**Required work**.
In the records below, pick out all lines containing the word "chart".

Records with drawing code
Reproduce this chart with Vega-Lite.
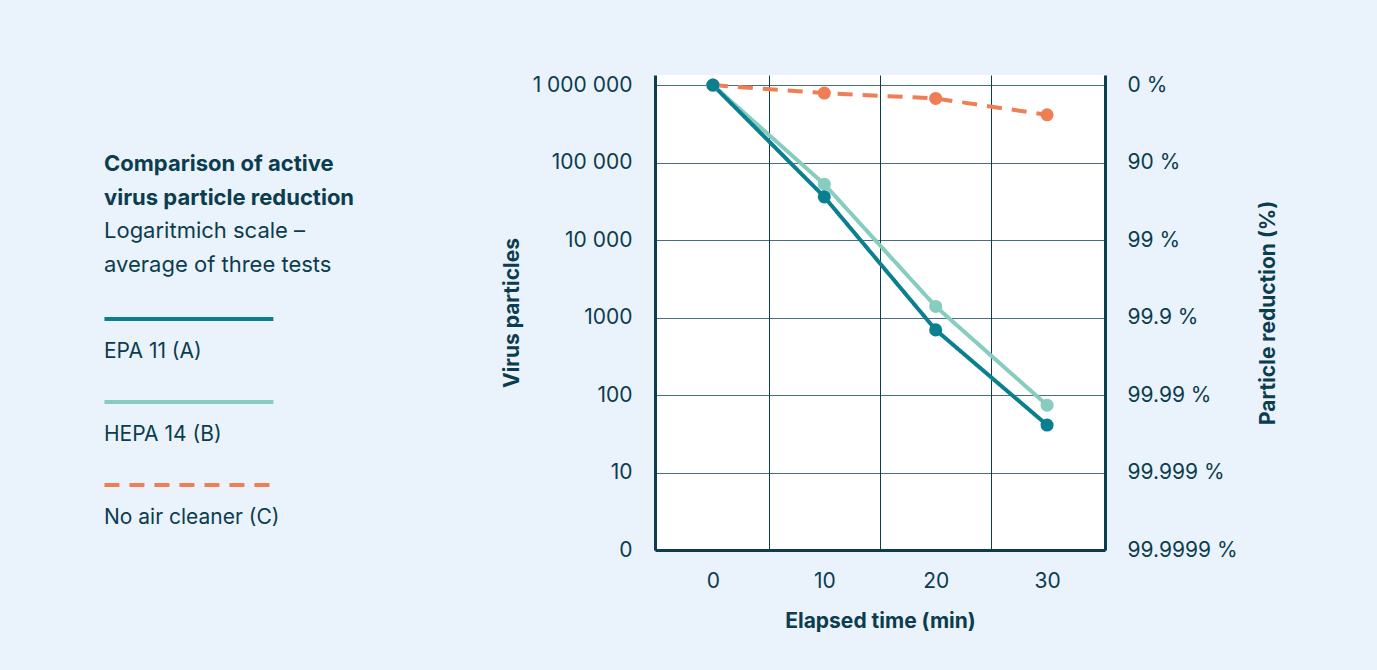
{
  "$schema": "https://vega.github.io/schema/vega-lite/v6.json",
  "autosize": {"type": "none"},
  "padding": {"left": 655, "top": 75, "right": 272, "bottom": 120},
  "width": 450,
  "height": 475,
  "background": "#EAF2FB",
  "config": {
    "font": "Inter",
    "view": {"fill": "white", "stroke": null},
    "axis": {"labelColor": "#0B3D4E", "titleColor": "#0B3D4E", "labelFontSize": 21, "titleFontSize": 21, "titleFontWeight": "bold", "labelFont": "Inter", "titleFont": "Inter", "domainColor": "#0B3D4E", "domainWidth": 3, "gridColor": "#0B3D4E", "gridWidth": 1, "ticks": false, "tickSize": 0},
    "style": {"guide-label": {"lineHeight": 22}}
  },
  "title": {
    "text": ["Comparison of active", "virus particle reduction"],
    "subtitle": ["Logaritmich scale –", "average of three tests"],
    "anchor": "start",
    "frame": "group",
    "orient": "top",
    "dx": -551,
    "dy": 207,
    "font": "Inter",
    "fontSize": 22,
    "fontWeight": "bold",
    "color": "#0B3D4E",
    "lineHeight": 34,
    "subtitleFont": "Inter",
    "subtitleFontSize": 22,
    "subtitleColor": "#0B3D4E",
    "subtitleLineHeight": 34,
    "subtitlePadding": 11
  },
  "data": {
    "values": [
      {"series": "No air cleaner (C)", "time": 0, "particles": 1000000},
      {"series": "No air cleaner (C)", "time": 10, "particles": 789000},
      {"series": "No air cleaner (C)", "time": 20, "particles": 672000},
      {"series": "No air cleaner (C)", "time": 30, "particles": 414000},
      {"series": "HEPA 14 (B)", "time": 0, "particles": 1000000},
      {"series": "HEPA 14 (B)", "time": 10, "particles": 52600},
      {"series": "HEPA 14 (B)", "time": 20, "particles": 1390},
      {"series": "HEPA 14 (B)", "time": 30, "particles": 74},
      {"series": "EPA 11 (A)", "time": 0, "particles": 1000000},
      {"series": "EPA 11 (A)", "time": 10, "particles": 36100},
      {"series": "EPA 11 (A)", "time": 20, "particles": 693},
      {"series": "EPA 11 (A)", "time": 30, "particles": 41}
    ]
  },
  "layer": [
    {
      "mark": {"type": "line", "strokeWidth": 4},
      "encoding": {
        "x": {"field": "time", "type": "quantitative", "scale": {"domain": [-5.2, 35.2], "nice": false, "zero": false},
          "axis": {"values": [0, 10, 20, 30], "grid": false, "title": "Elapsed time (min)", "labelPadding": 20, "titlePadding": 19, "labelFlush": false}},
        "y": {"field": "particles", "type": "quantitative", "scale": {"type": "log", "domain": [1, 1350000], "nice": false},
          "axis": {"orient": "left", "values": [1, 10, 100, 1000, 10000, 100000, 1000000], "grid": true, "gridOpacity": 0.75, "title": "Virus particles", "labelPadding": 23, "titlePadding": 10,
            "labelExpr": "datum.value == 1000000 ? '1 000 000' : datum.value == 100000 ? '100 000' : datum.value == 10000 ? '10 000' : datum.value == 1 ? '0' : format(datum.value, 'd')"}},
        "color": {"field": "series", "type": "nominal",
          "scale": {"domain": ["EPA 11 (A)", "HEPA 14 (B)", "No air cleaner (C)"], "range": ["#0A7F8F", "#86CDBF", "#F07E55"]},
          "legend": {"orient": "none", "legendX": -553, "legendY": 231, "title": null, "symbolType": "M-1,0H15", "symbolSize": 446, "symbolStrokeWidth": 4,
            "labelOffset": -24, "labelBaseline": "top", "labelExpr": "['', datum.label]", "labelFontSize": 21, "labelColor": "#0B3D4E", "labelFont": "Inter", "rowPadding": 27, "labelLimit": 300}},
        "strokeDash": {"field": "series", "type": "nominal",
          "scale": {"domain": ["EPA 11 (A)", "HEPA 14 (B)", "No air cleaner (C)"], "range": [[1, 0], [1, 0], [15, 10]]},
          "legend": {"orient": "none", "legendX": -553, "legendY": 231, "title": null, "symbolType": "M-1,0H15", "symbolSize": 446, "symbolStrokeWidth": 4,
            "labelOffset": -24, "labelBaseline": "top", "labelExpr": "['', datum.label]", "labelFontSize": 21, "labelColor": "#0B3D4E", "labelFont": "Inter", "rowPadding": 27, "labelLimit": 300}}
      }
    },
    {
      "mark": {"type": "point", "filled": true, "opacity": 1, "size": 170},
      "encoding": {
        "x": {"field": "time", "type": "quantitative",
          "axis": {"values": [5, 15, 25], "grid": true, "gridOpacity": 1, "labels": false, "domain": false, "title": null}},
        "y": {"field": "particles", "type": "quantitative",
          "axis": {"orient": "right", "values": [1, 10, 100, 1000, 10000, 100000, 1000000], "grid": false, "title": "Particle reduction (%)", "titleAngle": 270, "titleBaseline": "top", "labelPadding": 22, "titlePadding": 20,
            "labelExpr": "datum.value == 1000000 ? '0 %' : datum.value == 100000 ? '90 %' : datum.value == 10000 ? '99 %' : datum.value == 1000 ? '99.9 %' : datum.value == 100 ? '99.99 %' : datum.value == 10 ? '99.999 %' : '99.9999 %'"}},
        "color": {"field": "series", "type": "nominal", "legend": null}
      }
    }
  ],
  "resolve": {"axis": {"x": "independent", "y": "independent"}}
}
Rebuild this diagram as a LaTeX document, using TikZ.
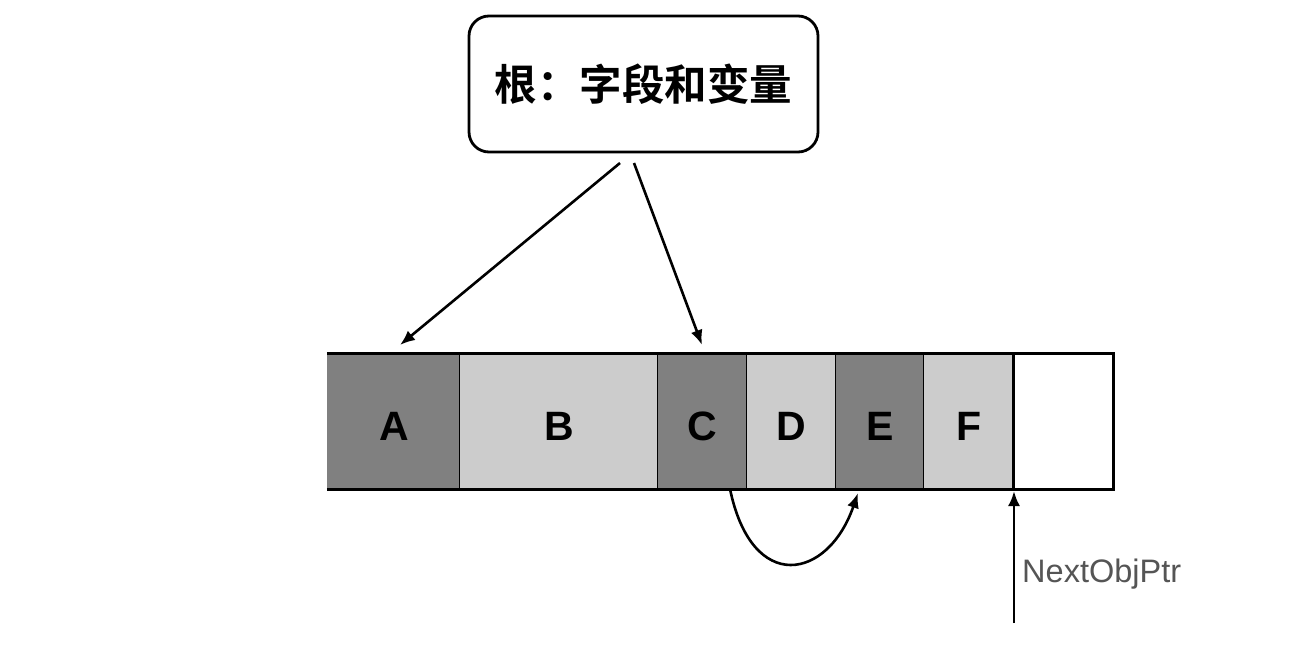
\documentclass[tikz,border=0pt]{standalone}
\usepackage{fontspec}
\setmainfont{Liberation Sans}
\newfontfamily\cjk{Noto Sans CJK SC}[BoldFont={* Bold}]
\usetikzlibrary{arrows.meta,calc}
\definecolor{darkcell}{HTML}{808080}
\definecolor{lightcell}{HTML}{CCCCCC}
\definecolor{labelgray}{HTML}{555555}
\tikzset{
  cell/.style={rectangle, inner sep=0pt, minimum height=135pt, text=black},
  celltext/.style={font=\fontsize{41}{44}\selectfont\bfseries, inner sep=0pt},
  arr/.style={line width=2.6pt, -{Latex[length=15pt,width=12pt]}},
}
\begin{document}
\begin{tikzpicture}[x=1pt,y=-1pt]
\useasboundingbox (0,0) rectangle (1308,650);
% root box
\node[draw, line width=2.8pt, rounded corners=20pt, minimum width=349pt, minimum height=136pt, inner sep=0pt, font=\cjk\bfseries\fontsize{42.5}{45}\selectfont] (root) at (643.5,84) {根：字段和变量};
% cells
\node[cell, fill=darkcell, minimum width=132pt] (A) at (393,421.5) {};
\node[cell, fill=lightcell, minimum width=198pt] (B) at (558,421.5) {};
\node[cell, fill=darkcell, minimum width=89pt] (C) at (701.5,421.5) {};
\node[cell, fill=lightcell, minimum width=89pt] (D) at (790.5,421.5) {};
\node[cell, fill=darkcell, minimum width=88pt] (E) at (879,421.5) {};
\node[cell, fill=lightcell, minimum width=90pt] (F) at (968,421.5) {};
\node[cell, fill=white, minimum width=100pt] (G) at (1063,421.5) {};
\foreach \n in {A,B,C,D,E,F} \node[celltext, anchor=base] (t\n) at ($(\n.center)+(1,440-421.5)$) {\n};
% dividers
\foreach \a/\b in {A/B,B/C,C/D,D/E,E/F} \draw[line width=1.2pt] (\a.north east) -- (\a.south east);
% outer lines
\draw[line width=2.8pt] (A.north west) -- (G.north west);
\draw[line width=2.8pt] (A.south west) -- (G.south west);
\draw[line width=2.8pt] (F.north east) rectangle (G.south east);
% arrows from root
\coordinate (r1) at (620,163);
\coordinate (r2) at (634,163);
\coordinate (a1) at (400,345);
\coordinate (c1) at (702,345);
\draw[arr] (r1) -- (a1);
\draw[arr] (r2) -- (c1);
% curved arrow C -> E
\coordinate (cs) at (730,489);
\coordinate (ee) at (858,493);
\draw[arr] (cs) .. controls (752,595) and (828,580) .. (ee);
% NextObjPtr
\coordinate (np) at (1014,623);
\coordinate (gt) at (1014,491);
\draw[arr] (np) -- (gt);
\node[anchor=west, text=labelgray, font=\fontsize{32.5}{34}\selectfont, inner sep=0pt] (lbl) at (1022,574) {NextObjPtr};
\end{tikzpicture}
\end{document}
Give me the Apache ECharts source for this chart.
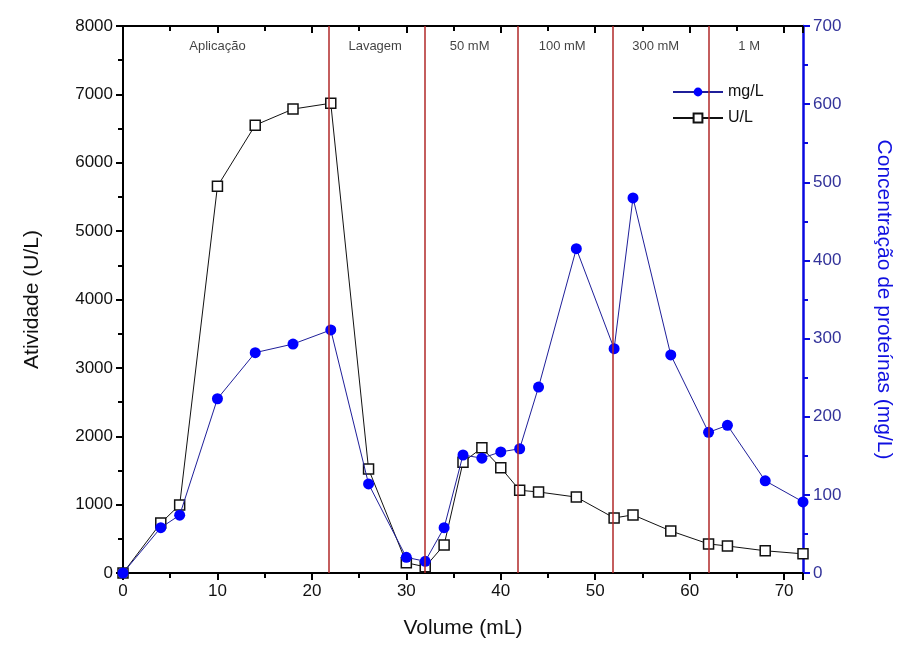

**Response below**.
Reproduce this chart with Vega-Lite.
Give me the Apache ECharts source for this chart.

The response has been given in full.